The 2013 British Championships may have been missing the country’s three reigning Olympic champions, but the absence of Jessica Ennis-Hill, Mo Farah and Greg Rutherford from Birmingham was all but forgotten when James Dasaolu provided the biggest talking point of the event (12-14).
The European indoor 60m silver medallist had set three PBs this year in the 100m, so it was no surprise that he rewrote his lifetime best again. But the fact that his 9.91 clocking – the third-fastest time ever by a European athlete and just 0.04 behind the UK record – came in the semifinals caused a stir as spectators keenly anticipated what was to come in the final.
Dasaolu unfortunately skipped the final, the injury-prone sprinter taking extra caution to stay in one piece ahead of the World Championships. But the selection decisions were made more interesting when the top three finishers in the final all dipped under the ‘A’ standard.
Helped by a 1.9m/s tailwind, Dwain Chambers won in 10.04 from Harry Aikines-Aryeetey (10.08) and Andrew Robertson (10.14), both the silver and bronze medallists setting PBs.
Greene and Shakes-Drayton take one-lap hurdles titles
Two of the closest contests of the weekend were the 400m Hurdles finals. As the reigning World champion, Dai Greene’s place on the British team for Moscow was secure, but he was out to defend his honour, having been beaten by European champion Rhys Williams at the recent Birmingham Diamond League.
Once again it was a fierce battle between the pair, but this time Greene triumphed in a season’s best of 48.66 as Williams was dragged through to a PB of 48.85. Richard Yates was third in 49.49.
In the women’s race, Shakes-Drayton was up against long-time rival Eilidh Child. As was the case in the men’s 100m final, the top three finishers all dipped under the ‘A’ standard to book their places on the team for Moscow.
Shakes-Drayton won in 54.36 to break the meeting record while Child was also under 55 seconds with 54.90. In third, Beesley ran 55.39.
Fast times for Ohuruogu, Philip and Onuora
Back to her best after a career-threaten injury several years ago, 2007 World youth champion Asha Philip continues to go from strength to strength. In Birmingham she sped to a lifetime best of 11.20 (-0.2m/s) to win the 100m by a significant margin.

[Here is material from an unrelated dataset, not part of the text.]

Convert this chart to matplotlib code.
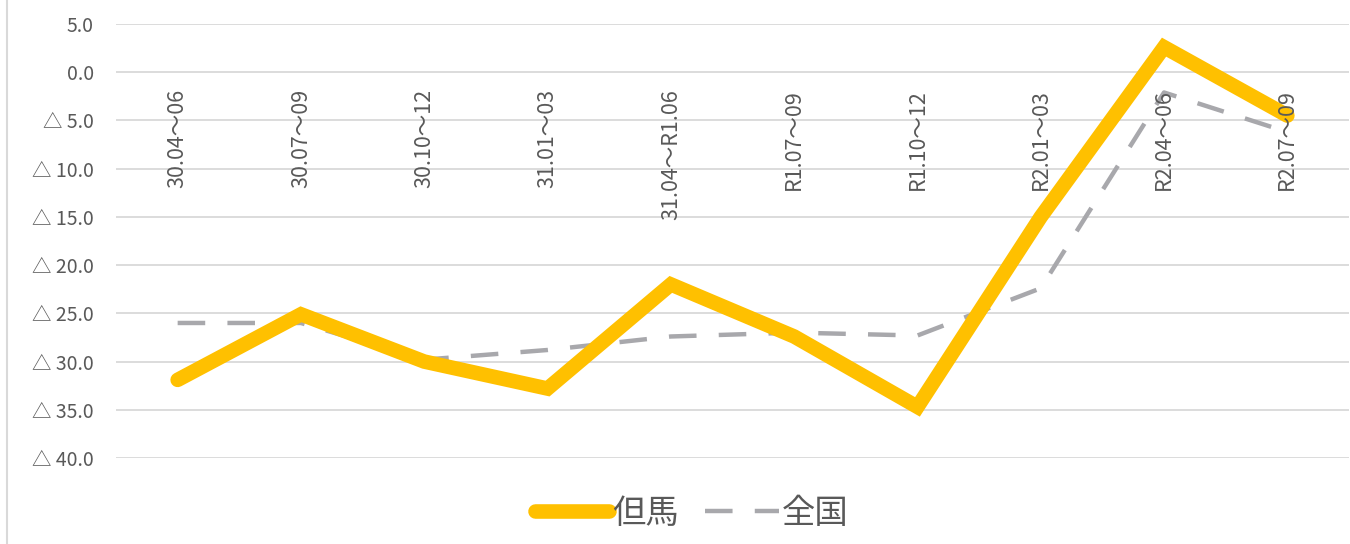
import matplotlib
matplotlib.use("Agg")
import matplotlib.pyplot as plt
from matplotlib.lines import Line2D

plt.rcParams['font.family'] = ['Noto Sans CJK JP', 'DejaVu Sans']

categories = ["30.04～06", "30.07～09", "30.10～12", "31.01～03", "31.04～R1.06",
              "R1.07～09", "R1.10～12", "R2.01～03", "R2.04～06", "R2.07～09"]
tajima = [-31.9, -25.1, -30.0, -32.8, -22.0, -27.4, -34.7, -15.0, 2.6, -4.5]
zenkoku = [-26.0, -26.0, -29.8, -28.8, -27.4, -27.0, -27.3, -22.4, -2.1, -6.2]
ytick_vals = [5, 0, -5, -10, -15, -20, -25, -30, -35, -40]
ytick_labels = ["5.0", "0.0", "△ 5.0", "△ 10.0", "△ 15.0", "△ 20.0",
                "△ 25.0", "△ 30.0", "△ 35.0", "△ 40.0"]

W, H = 1350, 544
fig = plt.figure(figsize=(W / 100, H / 100), dpi=100)
left, right = 116 / W, 1349 / W
top, bottom = 1 - 24 / H, 1 - 458 / H
ax = fig.add_axes([left, bottom, right - left, top - bottom])

x = list(range(len(categories)))
ax.set_xlim(-0.5, len(categories) - 0.5)
ax.set_ylim(-40, 5)

grid_c = "#D9D9D9"
for v in ytick_vals:
    ax.axhline(v, color=grid_c, lw=1.3, zorder=1)

ax.plot(x, zenkoku, color="#A8A8AC", lw=3.2, dashes=(6.2, 5.0),
        solid_capstyle="butt", dash_capstyle="butt", zorder=3, clip_on=False)
ax.plot(x, tajima, color="#FFC000", lw=10.5, solid_capstyle="round",
        solid_joinstyle="miter", zorder=4, clip_on=False)

ax.set_yticks(ytick_vals)
ax.set_yticklabels(ytick_labels, fontsize=14, color="#595959")
ax.tick_params(axis="y", length=0, pad=16)
ax.set_xticks([])
for s in ax.spines.values():
    s.set_visible(False)

for i, lab in enumerate(categories):
    ax.annotate(lab, xy=(i, 0), xytext=(0, -12), textcoords="offset points",
                rotation=90, ha="center", va="top", fontsize=15.5,
                color="#595959", zorder=5)

# chart area border on the left
fig.add_artist(Line2D([7 / W, 7 / W], [0, 1], color="#D9D9D9", lw=1.5))

handles = [Line2D([], [], color="#FFC000", lw=10.5, solid_capstyle="round"),
           Line2D([], [], color="#A8A8AC", lw=3.2, dashes=(6.2, 5.0))]
fig.legend(handles, ["但馬", "全国"], loc="center", bbox_to_anchor=(692 / W, 1 - 513 / H),
           ncol=2, frameon=False, fontsize=24, labelcolor="#595959",
           handlelength=2.2, handletextpad=0.1, columnspacing=0.8)

fig.savefig("out.png", dpi=100, facecolor="white")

Annabelle Lewis clocked 11.43 in second, having set a PB of 11.39 in the heats. 2011 World youth 200m champion Desiree Henry, still a junior through to 2014, set a PB of 11.51 in third.
Philip doubled up in the 200m and was also in top form there, running a PB of 23.45 in the heats and a wind-assisted 23.07 in the final. But on that occasion she had to play second fiddle to Anyika Onuora, who breezed to victory in 22.71, aided by a 2.5m/s tailwind. Earlier in the day, Onuora ran 22.96 in her heat.
Christine Ohuruogu, the 2008 Olympic champion, was a class apart in the 400m. Her winning performance of 50.98 equalled the time she ran when winning her first senior title back in 2004.
Shana Cox finished second in a season’s best of 51.76 with Margaret Adeoye clocking a PB of 51.93 in third. The following day, Ohuruogu ran in the first round of the 200m, winning her heat in a wind-assisted 23.30, but she just used it as an opportunity to sharpen up, choosing to skip the final.
Grabarz and Proctor best of the jumpers
Olympic bronze medallist Robbie Grabarz enjoyed a clean card in the High Jump, sailing over all of his heights on his first attempt, up to his winning mark of 2.28m. At that point, former Olympic finalist Tom Parsons exited the competition with a best mark of 2.25m.
Grabarz went on to attempt 2.33m, but missed three times.
World indoor bronze medallist Shara Proctor registered just one valid mark in the women’s Long Jump, but her 6.84m was easily enough to win. Jazmin Sawyers, the World junior bronze medallist, set a season’s best of 6.50m to take silver ahead of another fellow heptathlete, Dominique Blaize (6.47m).
Moscow team places booked
Several other events saw athletes secure their place on the British team for the World Championships in Moscow, as titles were won by athletes who already possessed the ‘A’ standard.
World indoor silver medallist Tiffany Porter won the 100m Hurdles in 12.68, while Nigel Levine achieved the ‘A’ standard en route to winning the 400m in 45.23.
James Ellington won a hotly-contested 200m final, clocking a wind-aided 20.45 (2.4m/s) to hold off Richard Kilty, second in 20.50, and World junior champion Delano Williams. The former Turks & Caicos sprinter got off to a bad start but recovered to get on the podium with 20.58.
Elsewhere, Marilyn Okoro adopted slightly different tactics to the ones she is used to, winning the 800m convincingly from teenage talent Jessica Judd in negative splits. After a 61.88 opening lap from Judd, Okoro sped past her to win in 2:00.60 as Judd finished second in 2:02.81.